◆ **Data for this exercise**
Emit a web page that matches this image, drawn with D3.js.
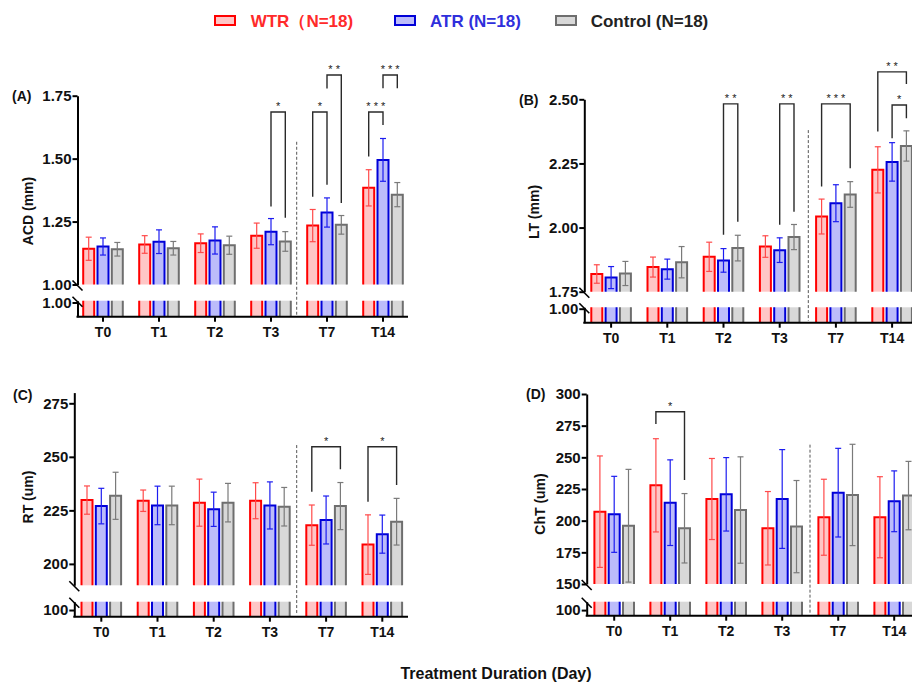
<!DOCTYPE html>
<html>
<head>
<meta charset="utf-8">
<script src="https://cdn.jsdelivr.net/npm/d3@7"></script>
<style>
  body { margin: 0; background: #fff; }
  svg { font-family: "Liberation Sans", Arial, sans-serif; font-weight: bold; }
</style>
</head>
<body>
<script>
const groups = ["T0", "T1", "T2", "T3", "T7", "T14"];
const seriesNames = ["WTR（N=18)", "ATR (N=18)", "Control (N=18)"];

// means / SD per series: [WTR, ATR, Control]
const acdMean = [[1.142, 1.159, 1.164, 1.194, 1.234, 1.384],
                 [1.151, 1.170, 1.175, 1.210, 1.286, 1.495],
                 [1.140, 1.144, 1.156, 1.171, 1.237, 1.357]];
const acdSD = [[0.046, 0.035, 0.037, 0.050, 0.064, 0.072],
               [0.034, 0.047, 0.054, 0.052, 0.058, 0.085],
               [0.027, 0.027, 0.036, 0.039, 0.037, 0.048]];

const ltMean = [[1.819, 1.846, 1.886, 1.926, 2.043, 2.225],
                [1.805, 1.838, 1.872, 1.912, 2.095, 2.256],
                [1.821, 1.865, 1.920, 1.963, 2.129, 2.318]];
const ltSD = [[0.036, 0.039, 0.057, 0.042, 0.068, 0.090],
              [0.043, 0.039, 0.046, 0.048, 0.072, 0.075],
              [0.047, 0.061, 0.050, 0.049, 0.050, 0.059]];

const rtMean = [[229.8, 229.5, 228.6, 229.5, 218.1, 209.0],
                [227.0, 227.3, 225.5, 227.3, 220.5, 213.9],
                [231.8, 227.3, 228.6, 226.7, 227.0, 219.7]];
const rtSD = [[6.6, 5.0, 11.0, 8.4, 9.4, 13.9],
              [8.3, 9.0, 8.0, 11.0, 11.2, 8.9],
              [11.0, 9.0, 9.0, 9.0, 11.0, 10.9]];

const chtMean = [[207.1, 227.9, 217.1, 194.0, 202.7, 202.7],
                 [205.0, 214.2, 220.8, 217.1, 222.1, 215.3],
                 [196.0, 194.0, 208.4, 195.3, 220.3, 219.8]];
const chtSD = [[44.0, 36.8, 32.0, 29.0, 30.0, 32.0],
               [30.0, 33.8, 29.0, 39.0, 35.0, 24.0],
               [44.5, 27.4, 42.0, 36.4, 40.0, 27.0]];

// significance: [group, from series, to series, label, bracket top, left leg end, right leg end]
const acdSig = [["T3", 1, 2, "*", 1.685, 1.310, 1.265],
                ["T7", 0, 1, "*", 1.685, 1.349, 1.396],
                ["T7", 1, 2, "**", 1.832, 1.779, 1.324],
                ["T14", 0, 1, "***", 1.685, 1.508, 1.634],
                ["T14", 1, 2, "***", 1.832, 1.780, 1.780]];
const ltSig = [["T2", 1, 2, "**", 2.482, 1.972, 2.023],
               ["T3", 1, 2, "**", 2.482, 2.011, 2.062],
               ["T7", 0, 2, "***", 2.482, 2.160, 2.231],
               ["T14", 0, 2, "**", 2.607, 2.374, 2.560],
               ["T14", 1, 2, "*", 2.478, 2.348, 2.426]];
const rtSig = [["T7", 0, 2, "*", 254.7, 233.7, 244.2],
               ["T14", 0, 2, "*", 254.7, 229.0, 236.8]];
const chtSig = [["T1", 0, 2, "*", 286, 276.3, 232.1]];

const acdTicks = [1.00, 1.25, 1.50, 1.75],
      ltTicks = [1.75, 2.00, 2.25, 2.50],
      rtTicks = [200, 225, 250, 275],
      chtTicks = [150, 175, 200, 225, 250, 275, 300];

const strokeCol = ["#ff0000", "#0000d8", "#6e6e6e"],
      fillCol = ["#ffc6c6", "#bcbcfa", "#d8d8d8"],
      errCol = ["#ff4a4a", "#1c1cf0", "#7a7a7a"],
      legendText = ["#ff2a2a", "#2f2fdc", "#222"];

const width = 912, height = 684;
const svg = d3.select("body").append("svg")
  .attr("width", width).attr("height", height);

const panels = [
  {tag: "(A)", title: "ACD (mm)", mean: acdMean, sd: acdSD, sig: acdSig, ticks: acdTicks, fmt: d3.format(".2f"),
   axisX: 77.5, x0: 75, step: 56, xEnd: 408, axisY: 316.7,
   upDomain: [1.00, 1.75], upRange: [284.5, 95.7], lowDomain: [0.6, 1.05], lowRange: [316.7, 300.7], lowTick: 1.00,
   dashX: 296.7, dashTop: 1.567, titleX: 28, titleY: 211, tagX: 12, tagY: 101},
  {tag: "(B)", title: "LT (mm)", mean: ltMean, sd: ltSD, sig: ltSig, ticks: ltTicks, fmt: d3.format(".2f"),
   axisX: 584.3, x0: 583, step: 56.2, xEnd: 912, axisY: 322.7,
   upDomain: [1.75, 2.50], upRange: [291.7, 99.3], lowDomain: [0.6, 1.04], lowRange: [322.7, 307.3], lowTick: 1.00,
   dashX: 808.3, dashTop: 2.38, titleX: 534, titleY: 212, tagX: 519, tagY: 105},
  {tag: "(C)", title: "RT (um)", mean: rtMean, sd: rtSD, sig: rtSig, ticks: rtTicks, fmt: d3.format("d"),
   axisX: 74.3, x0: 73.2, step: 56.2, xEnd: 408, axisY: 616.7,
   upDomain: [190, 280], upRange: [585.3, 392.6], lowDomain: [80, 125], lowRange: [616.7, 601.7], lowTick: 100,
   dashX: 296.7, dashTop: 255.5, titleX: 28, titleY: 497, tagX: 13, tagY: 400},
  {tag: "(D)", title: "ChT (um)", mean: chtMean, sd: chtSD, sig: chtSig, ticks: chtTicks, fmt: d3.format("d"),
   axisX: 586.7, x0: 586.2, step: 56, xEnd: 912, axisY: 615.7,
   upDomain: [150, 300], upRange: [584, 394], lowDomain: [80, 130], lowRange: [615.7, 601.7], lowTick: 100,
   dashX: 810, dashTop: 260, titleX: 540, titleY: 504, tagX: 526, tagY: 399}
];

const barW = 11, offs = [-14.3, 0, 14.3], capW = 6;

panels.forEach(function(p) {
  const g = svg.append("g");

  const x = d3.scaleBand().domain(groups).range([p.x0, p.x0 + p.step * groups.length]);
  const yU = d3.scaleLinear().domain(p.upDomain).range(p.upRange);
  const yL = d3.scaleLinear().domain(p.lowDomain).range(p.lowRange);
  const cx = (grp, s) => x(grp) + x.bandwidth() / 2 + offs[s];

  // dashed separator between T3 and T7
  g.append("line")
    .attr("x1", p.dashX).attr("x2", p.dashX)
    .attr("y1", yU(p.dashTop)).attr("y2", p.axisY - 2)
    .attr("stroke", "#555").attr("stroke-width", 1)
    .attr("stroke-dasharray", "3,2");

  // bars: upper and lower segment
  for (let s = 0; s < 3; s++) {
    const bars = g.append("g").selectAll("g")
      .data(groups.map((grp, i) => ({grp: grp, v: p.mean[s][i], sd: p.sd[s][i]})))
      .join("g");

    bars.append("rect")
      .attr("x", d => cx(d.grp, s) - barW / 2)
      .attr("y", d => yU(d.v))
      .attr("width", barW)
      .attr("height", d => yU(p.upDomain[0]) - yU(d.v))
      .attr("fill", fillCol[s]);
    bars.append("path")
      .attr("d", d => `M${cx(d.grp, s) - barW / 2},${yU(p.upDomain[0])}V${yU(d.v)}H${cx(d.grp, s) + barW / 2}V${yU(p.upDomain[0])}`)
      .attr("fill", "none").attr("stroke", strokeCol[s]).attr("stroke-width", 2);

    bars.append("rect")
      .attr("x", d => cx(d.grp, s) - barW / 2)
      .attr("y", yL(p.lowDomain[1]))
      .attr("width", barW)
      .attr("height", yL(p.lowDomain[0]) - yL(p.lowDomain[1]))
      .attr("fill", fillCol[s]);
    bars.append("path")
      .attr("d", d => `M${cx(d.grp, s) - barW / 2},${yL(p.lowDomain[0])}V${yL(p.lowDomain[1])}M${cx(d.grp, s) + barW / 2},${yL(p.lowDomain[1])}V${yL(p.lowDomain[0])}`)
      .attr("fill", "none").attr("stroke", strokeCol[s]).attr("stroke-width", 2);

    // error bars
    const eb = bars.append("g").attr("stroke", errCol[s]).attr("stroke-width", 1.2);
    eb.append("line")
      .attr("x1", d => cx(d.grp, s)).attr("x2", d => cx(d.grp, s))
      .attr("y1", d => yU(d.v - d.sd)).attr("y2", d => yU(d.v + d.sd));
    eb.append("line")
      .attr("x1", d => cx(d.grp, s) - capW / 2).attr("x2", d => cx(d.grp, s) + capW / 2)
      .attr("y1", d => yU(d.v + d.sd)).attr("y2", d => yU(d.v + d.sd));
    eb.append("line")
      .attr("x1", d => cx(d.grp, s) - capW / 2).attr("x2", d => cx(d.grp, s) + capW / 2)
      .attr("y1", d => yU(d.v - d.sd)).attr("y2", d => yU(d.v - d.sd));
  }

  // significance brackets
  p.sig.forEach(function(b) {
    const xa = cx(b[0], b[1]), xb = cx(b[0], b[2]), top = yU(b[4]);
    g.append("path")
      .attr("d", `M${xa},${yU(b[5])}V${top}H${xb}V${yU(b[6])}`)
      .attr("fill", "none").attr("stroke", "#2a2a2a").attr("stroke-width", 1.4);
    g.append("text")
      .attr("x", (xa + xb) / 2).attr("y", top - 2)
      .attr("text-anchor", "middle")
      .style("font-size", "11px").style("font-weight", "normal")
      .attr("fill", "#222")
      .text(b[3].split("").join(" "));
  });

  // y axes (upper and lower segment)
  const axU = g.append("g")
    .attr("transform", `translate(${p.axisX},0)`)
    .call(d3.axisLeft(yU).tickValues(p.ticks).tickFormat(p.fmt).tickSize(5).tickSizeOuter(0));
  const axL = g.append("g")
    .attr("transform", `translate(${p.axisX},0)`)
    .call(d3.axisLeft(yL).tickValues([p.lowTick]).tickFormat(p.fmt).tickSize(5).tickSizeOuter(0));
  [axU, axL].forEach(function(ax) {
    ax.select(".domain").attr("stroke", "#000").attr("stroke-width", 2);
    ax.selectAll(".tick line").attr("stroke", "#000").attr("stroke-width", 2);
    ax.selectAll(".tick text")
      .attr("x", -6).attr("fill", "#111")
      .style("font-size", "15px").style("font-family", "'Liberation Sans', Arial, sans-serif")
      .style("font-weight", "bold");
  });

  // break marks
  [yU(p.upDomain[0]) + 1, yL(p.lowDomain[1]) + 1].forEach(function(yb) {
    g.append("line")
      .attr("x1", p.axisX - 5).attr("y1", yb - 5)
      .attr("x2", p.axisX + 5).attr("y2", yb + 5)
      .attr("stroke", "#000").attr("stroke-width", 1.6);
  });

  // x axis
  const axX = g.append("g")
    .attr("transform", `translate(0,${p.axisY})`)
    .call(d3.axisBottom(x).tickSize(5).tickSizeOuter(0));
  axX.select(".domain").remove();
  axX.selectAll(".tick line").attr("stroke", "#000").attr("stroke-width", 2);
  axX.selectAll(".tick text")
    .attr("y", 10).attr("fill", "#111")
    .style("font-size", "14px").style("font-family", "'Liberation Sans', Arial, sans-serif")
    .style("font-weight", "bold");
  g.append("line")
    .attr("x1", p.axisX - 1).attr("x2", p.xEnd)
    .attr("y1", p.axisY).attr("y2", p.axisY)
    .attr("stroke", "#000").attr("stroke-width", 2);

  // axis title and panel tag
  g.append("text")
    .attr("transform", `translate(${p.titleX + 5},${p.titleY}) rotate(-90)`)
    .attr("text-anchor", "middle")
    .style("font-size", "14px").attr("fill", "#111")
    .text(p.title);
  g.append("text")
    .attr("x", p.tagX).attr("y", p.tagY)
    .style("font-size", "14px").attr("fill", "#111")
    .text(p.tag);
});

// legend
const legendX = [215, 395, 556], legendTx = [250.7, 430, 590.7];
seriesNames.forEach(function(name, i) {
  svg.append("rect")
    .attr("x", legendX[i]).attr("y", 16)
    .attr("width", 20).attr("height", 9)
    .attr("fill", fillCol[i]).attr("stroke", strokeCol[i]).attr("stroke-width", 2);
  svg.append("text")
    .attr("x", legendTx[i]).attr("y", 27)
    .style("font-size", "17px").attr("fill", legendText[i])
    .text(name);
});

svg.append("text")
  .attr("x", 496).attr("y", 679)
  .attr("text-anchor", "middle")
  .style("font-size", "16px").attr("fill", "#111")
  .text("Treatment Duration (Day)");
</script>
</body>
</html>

---

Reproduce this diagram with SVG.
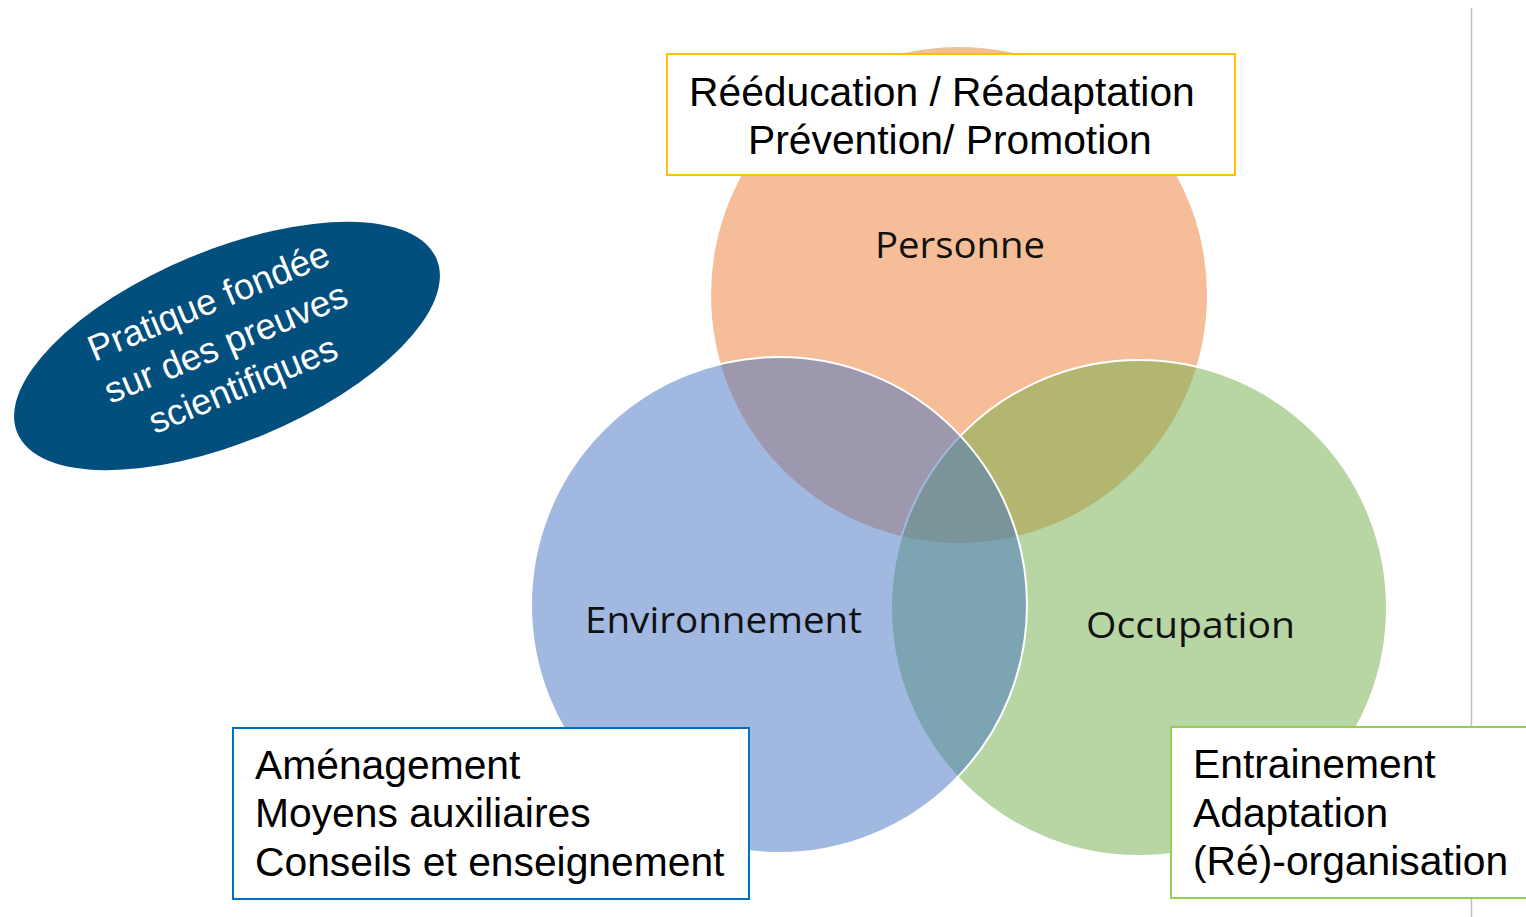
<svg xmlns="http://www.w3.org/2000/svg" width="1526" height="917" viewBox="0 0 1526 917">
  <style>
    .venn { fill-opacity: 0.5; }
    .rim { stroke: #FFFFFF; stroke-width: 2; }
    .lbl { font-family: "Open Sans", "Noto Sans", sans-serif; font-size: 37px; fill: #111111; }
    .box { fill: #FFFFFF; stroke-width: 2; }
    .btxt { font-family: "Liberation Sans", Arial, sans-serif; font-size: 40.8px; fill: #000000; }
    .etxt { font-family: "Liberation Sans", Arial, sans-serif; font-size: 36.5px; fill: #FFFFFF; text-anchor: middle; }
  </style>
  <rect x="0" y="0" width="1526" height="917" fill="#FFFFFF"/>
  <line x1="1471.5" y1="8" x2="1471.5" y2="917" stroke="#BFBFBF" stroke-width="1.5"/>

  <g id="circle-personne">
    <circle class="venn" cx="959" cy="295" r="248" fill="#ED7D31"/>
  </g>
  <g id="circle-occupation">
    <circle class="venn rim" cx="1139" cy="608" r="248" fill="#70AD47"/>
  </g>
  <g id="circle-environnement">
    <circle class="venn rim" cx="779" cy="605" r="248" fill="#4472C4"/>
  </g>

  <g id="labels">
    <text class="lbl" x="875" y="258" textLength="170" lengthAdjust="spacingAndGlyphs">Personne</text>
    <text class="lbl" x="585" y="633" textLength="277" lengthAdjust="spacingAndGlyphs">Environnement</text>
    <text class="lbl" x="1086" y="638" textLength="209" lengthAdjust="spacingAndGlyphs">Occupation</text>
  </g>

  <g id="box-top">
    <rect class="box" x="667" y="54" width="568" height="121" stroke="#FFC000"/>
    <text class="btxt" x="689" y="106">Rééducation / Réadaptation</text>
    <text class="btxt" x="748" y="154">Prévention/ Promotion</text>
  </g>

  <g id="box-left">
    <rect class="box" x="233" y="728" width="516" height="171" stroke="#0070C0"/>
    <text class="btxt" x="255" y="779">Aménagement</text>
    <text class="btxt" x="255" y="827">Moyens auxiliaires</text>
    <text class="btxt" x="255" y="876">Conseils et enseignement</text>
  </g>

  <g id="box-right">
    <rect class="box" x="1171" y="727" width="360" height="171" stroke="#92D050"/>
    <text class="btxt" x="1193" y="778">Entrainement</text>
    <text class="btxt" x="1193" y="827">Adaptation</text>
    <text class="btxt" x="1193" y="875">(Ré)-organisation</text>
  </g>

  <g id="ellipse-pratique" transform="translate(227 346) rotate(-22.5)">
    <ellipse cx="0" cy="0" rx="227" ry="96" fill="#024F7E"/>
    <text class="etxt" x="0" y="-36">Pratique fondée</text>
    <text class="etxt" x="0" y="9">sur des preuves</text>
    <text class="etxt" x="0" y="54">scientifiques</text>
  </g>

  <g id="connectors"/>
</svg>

◆ **Task prompt**
Reproduce, starting at the line containing "Emit a web page" and stopping after the line containing "[0.027, 0.027, 0.036, 0.039, 0.037, 0.048]];", each of those lines exactly and no others; leave pictures out.

◆ **Solution to the exercise**
Emit a web page that matches this image, drawn with D3.js.
<!DOCTYPE html>
<html>
<head>
<meta charset="utf-8">
<script src="https://cdn.jsdelivr.net/npm/d3@7"></script>
<style>
  body { margin: 0; background: #fff; }
  svg { font-family: "Liberation Sans", Arial, sans-serif; font-weight: bold; }
</style>
</head>
<body>
<script>
const groups = ["T0", "T1", "T2", "T3", "T7", "T14"];
const seriesNames = ["WTR（N=18)", "ATR (N=18)", "Control (N=18)"];

// means / SD per series: [WTR, ATR, Control]
const acdMean = [[1.142, 1.159, 1.164, 1.194, 1.234, 1.384],
                 [1.151, 1.170, 1.175, 1.210, 1.286, 1.495],
                 [1.140, 1.144, 1.156, 1.171, 1.237, 1.357]];
const acdSD = [[0.046, 0.035, 0.037, 0.050, 0.064, 0.072],
               [0.034, 0.047, 0.054, 0.052, 0.058, 0.085],
               [0.027, 0.027, 0.036, 0.039, 0.037, 0.048]];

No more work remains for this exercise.